Bagikan:

JAKARTA - Tiba-tiba saja menyeruak ke publik kalau Presiden Joko Widodo dikabarkan akan melakukan pergantian kabinet. Reshuffle kabinet memang sepenuhnya wewenang seorang presiden. Tapi yang ada selama ini, publik menangkap kalau reshuffle lebih untuk mengakomodir kepentingan partai politik pendukung bukan merujuk pada kinerja.

Hal ini disampaikan pengamat politik Universitas Al Azhar Indonesia (UAI), Andriadi Achmad. Dia menduga isu reshuffle kabinet yang belakangan mencuat, untuk mengakomodir partai-partai yang baru bergabung di dalam koalisi pemerintahan.

Apabila benar dilakukan pada awal Oktober, kata Andriadi, maka dipastikan untuk memberikan jatah kursi bagi Partai Amanat Nasional (PAN). Bukan untuk mengganti menteri yang kinerjanya kurang memuaskan.

Isu ini muncul setelah Ketua Umum Relawan Jokowi Mania (Joman) Immanuel Ebenezer menyebut Presiden Jokowi bakal segera melakukan perombakan kabinet atau reshuffle dalam waktu dekat.
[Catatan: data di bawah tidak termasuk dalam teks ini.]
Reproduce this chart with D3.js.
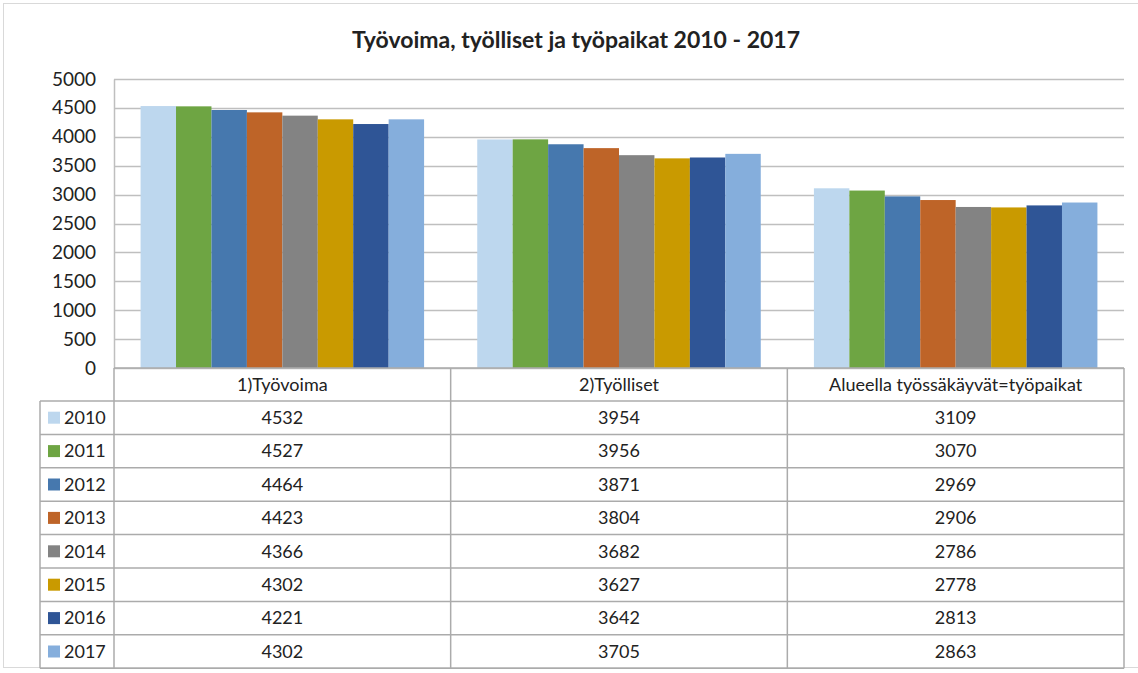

"Reshuffle kabinet adalah hak prerogratif presiden, tapi saya melihat sering terjadi reshuffle kabinet karena desakan dari parpol pendukung atau ada parpol non pemerintah bergabung dengan koalisi, bukan atas kinerja selama mengemban amanah sebagai menteri kurang bagus," ujar Andriadi kepada VOI, Senin, 13 September.

Oleh karena itu, menurut Andriadi, reshuffle untuk kepentingan politik tidak perlu dilakukan dalam waktu dekat. Kecuali, memang demi mendongkrak kinerja menteri untuk memulihkan kondisi di masa pandemi.

"Reshuffle kabinet kalau tidak berdasarkan kinerja ukurannya, tidak perlu. Akan tetapi, bila berdasarkan evaluasi kinerja, reshuffle adalah langkah penting untuk menggenjot kinerja para menteri," sarannya.